Portchester Castle
Castle Serjeanty
Grand Serjeanty
Grand serjeanty was the most honourable form of feudal tenure in medieval England. A tenant held land directly from the King in return for performing a specific personal service, typically of a military or ceremonial nature. Unlike knight service, which could be commuted to a money payment (scutage), the obligations of grand serjeanty were fixed and particular to each holding.
The lords of Little Gatcombe, Parish of Wymering, Hampshire, held their manor from the King in chief by grand serjeanty for the defence of Portchester Castle. The obligation was recorded in detail through successive inquisitions post mortem.
The Obligation
The service owed by the lords of Little Gatcombe was recorded at the death of Sir William de Esturs in 1291. It comprised three elements:
Suit at the court of Portchester Castle every three weeks; one armed man furnished with lance, helmet and shield for eight days in time of war.
The earlier record, at the death of Fulk de Wymeringes in the mid-thirteenth century, recorded eight days' armed service in wartime. John de Lisle, who died in 1337, was recorded as holding from the King in chief by grand serjeanty for the defence of Portchester Castle. The obligation ran with the manor across generations.
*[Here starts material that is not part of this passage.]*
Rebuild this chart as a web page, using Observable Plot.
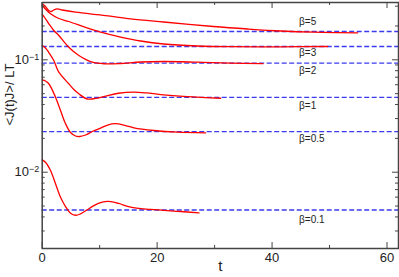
<!DOCTYPE html>
<html><head><meta charset="utf-8">
<script src="https://cdn.jsdelivr.net/npm/d3@7"></script>
<script src="https://cdn.jsdelivr.net/npm/@observablehq/plot@0.6"></script>
<style>body{margin:0;background:#fff} svg{display:block}</style>
</head><body><div id="chart"></div>
<script>
// series names, plateau (dashed) values, label positions
const betas = ["β=5","β=3","β=2","β=1","β=0.5","β=0.1"];
const plateau = [0.1785, 0.1313, 0.0933, 0.0464, 0.0230, 0.00461];
const labelV = [0.2160, 0.1145, 0.0792, 0.0390, 0.0198, 0.00377];
const labelT = 44.7;

// curves
const t_b5 = [0, 0.57, 1.15, 1.53, 2.02, 2.61, 3.48, 5.8, 11.03, 15.38, 21.13, 29.8, 35.8, 41.5, 47.3, 54.9];
const v_b5 = [0.3169, 0.2979, 0.2746, 0.2690, 0.2774, 0.2843, 0.2774, 0.2652, 0.2477, 0.2316, 0.2170, 0.1978, 0.1879, 0.1804, 0.1760, 0.1738];
const t_b3 = [0, 1.45, 2.89, 4.63, 7.54, 10.16, 13.64, 17.13, 21.13, 27.0, 32.8, 41.5, 49.65];
const v_b3 = [0.3041, 0.2566, 0.2331, 0.2192, 0.1939, 0.1760, 0.1595, 0.1470, 0.1382, 0.1327, 0.1308, 0.1305, 0.1313];
const t_b2 = [0, 0.31, 1.15, 2.02, 2.89, 4.63, 6.38, 8.71, 11.03, 13.64, 17.13, 21.13, 27.0, 32.8, 38.4];
const v_b2 = [0.2529, 0.2427, 0.2091, 0.1823, 0.1645, 0.1295, 0.1092, 0.0952, 0.0921, 0.0927, 0.0956, 0.0966, 0.0952, 0.0933, 0.0923];
const t_b1 = [0, 0.57, 1.15, 2.02, 2.89, 4.63, 5.51, 6.38, 7.84, 9.29, 11.03, 13.29, 15.96, 18.17, 20.61, 25.26, 31.06];
const v_b1 = [0.1340, 0.1274, 0.1161, 0.0986, 0.0776, 0.0612, 0.0544, 0.0498, 0.0448, 0.0453, 0.0476, 0.0504, 0.0515, 0.0507, 0.0491, 0.0471, 0.0455];
const t_b05 = [0, 0.57, 1.15, 2.32, 3.19, 4.06, 4.93, 5.80, 6.5, 7.54, 8.71, 10.16, 11.38, 12.77, 14.34, 15.96, 19.44, 23.52, 28.45];
const v_b05 = [0.0664, 0.0648, 0.0612, 0.0465, 0.0354, 0.0270, 0.02255, 0.0210, 0.02078, 0.02143, 0.02302, 0.02472, 0.0263, 0.0270, 0.02614, 0.02483, 0.02350, 0.02270, 0.02242];
const t_b01 = [0, 0.57, 1.45, 2.32, 3.19, 4.06, 4.93, 5.80, 6.67, 7.84, 8.99, 10.45, 11.55, 13.3, 15.38, 18.87, 24.1, 27.28];
const v_b01 = [0.01289, 0.01227, 0.01035, 0.00788, 0.00599, 0.00495, 0.00432, 0.00414, 0.00426, 0.00463, 0.00505, 0.00541, 0.00549, 0.00527, 0.00488, 0.00466, 0.00447, 0.00435];

// ticks
const xMajor = [0, 20, 40, 60];
const xMinor = [10, 30, 50];
const yMajor = [0.01, 0.1];
const yMinor = [0.003,0.004,0.005,0.006,0.007,0.008,0.009,0.02,0.03,0.04,0.05,0.06,0.07,0.08,0.09,0.2,0.3];

const series = [[t_b5,v_b5],[t_b3,v_b3],[t_b2,v_b2],[t_b1,v_b1],[t_b05,v_b05],[t_b01,v_b01]];
const rows = series.flatMap(([ts, vs], i) => ts.map((t, j) => ({beta: betas[i], t, v: vs[j]})));
const plateauRows = betas.map((b, i) => ({beta: b, v: plateau[i]}));
const labelRows = betas.map((b, i) => ({beta: b, t: labelT, v: labelV[i]}));

const W = 399, H = 277, mL = 41.7, mR = 1, mT = 2, mB = 29;
const fw = W - mL - mR, fh = H - mT - mB;
const axisColor = "#444";

const chart = Plot.plot({
  width: W, height: H,
  marginLeft: mL, marginRight: mR, marginTop: mT, marginBottom: mB,
  style: {fontFamily: "'Liberation Sans', Arial, sans-serif", fontSize: "12px", background: "#fff", color: "#222"},
  x: {domain: [0, 62]},
  y: {type: "log", domain: [0.002095, 0.3235]},
  marks: [
    Plot.ruleY(plateauRows, {y: "v", stroke: "#3a3af0", strokeWidth: 1.3, strokeDasharray: "5,2.5"}),
    Plot.line(rows, {x: "t", y: "v", z: "beta", stroke: "#ff0000", strokeWidth: 1.3, curve: "catmull-rom"}),
    Plot.text(labelRows, {x: "t", y: "v", text: "beta", textAnchor: "start", fontSize: 10, fill: "#222"}),
    // ticks inward on all sides
    Plot.ruleY(yMajor, {stroke: axisColor, insetRight: fw - 6}),
    Plot.ruleY(yMinor, {stroke: axisColor, insetRight: fw - 3}),
    Plot.ruleY(yMajor, {stroke: axisColor, insetLeft: fw - 6}),
    Plot.ruleY(yMinor, {stroke: axisColor, insetLeft: fw - 3}),
    Plot.ruleX(xMajor, {stroke: axisColor, insetTop: fh - 6}),
    Plot.ruleX(xMinor, {stroke: axisColor, insetTop: fh - 3}),
    Plot.ruleX(xMajor, {stroke: axisColor, insetBottom: fh - 6}),
    Plot.ruleX(xMinor, {stroke: axisColor, insetBottom: fh - 3}),
    Plot.frame({stroke: axisColor, strokeWidth: 1.5}),
    Plot.axisX({ticks: xMajor, tickSize: 0, tickPadding: 4, label: null, fontSize: 13}),
    Plot.axisY({ticks: yMajor, tickSize: 0, tickPadding: 3, label: null, fontSize: 13,
      tickFormat: d => d === 0.1 ? "10^-1" : "10^-2"}),
    Plot.text(["t"], {frameAnchor: "bottom", dy: 22, fontSize: 15, fill: "#222"}),
    Plot.text(["<J(t)J>/ LT"], {frameAnchor: "left", dx: -32, rotate: -90, fontSize: 13, fill: "#222"})
  ]
});
// render superscript exponents
chart.querySelectorAll("text").forEach(el => {
  const s = el.textContent;
  const m = s.match(/^10\^(-\d)$/);
  if (m) {
    el.textContent = "10";
    const ts = document.createElementNS("http://www.w3.org/2000/svg", "tspan");
    ts.setAttribute("dy", "-0.45em");
    ts.setAttribute("font-size", "9");
    ts.textContent = m[1].replace("-", "−");
    el.appendChild(ts);
  }
});
document.getElementById("chart").appendChild(chart);
</script>
</body></html>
Sir William de Esturs also held a separate parcel of land within the parish for a different kind of rent entirely: "a pound of pepper and one rose". Such payments, mixing practical spice with courtly gesture, were a common feature of medieval tenure and are recorded throughout the Hampshire inquisitions.
The Castle
Portchester Castle stands at the northern tip of Portsmouth Harbour, overlooking the Solent. It is the most complete Roman fort surviving in northern Europe. The outer walls date from the late third century, around 285 AD, when the fort was built as part of the Saxon Shore defences against coastal raiders. The Roman walls still stand to their original height on all four sides.
After the Roman withdrawal, the site was occupied by a Saxon community. A Norman keep was constructed in the north-west corner after the Conquest, and the castle served as a royal residence, a military staging point and a prisoner-of-war camp across the following centuries. Henry II, Richard I, John and Edward I all used the castle. Richard II refurbished it as a palace in the 1390s.
Southwick Priory, an Augustinian house, was founded within the castle walls around 1128 to 1133 before relocating to Southwick in Hampshire around 1150. The priory held extensive lands across the region for four centuries until the Dissolution of the Monasteries.
Coastal Defence
The castle serjeanty owed by the lords of Little Gatcombe placed them within a network of military obligations centred on Portsmouth Harbour. Portchester guarded the harbour entrance, and the obligation to provide an armed man with lance, helmet and shield was a practical requirement for coastal defence, not a ceremonial courtesy. The requirement of suit at the castle court every three weeks indicates regular attendance, not merely wartime service.
The castle remained in active military use into the seventeenth century. During the Napoleonic Wars, it served as a prison for captured French and Spanish soldiers. It is now in the care of English Heritage and open to the public.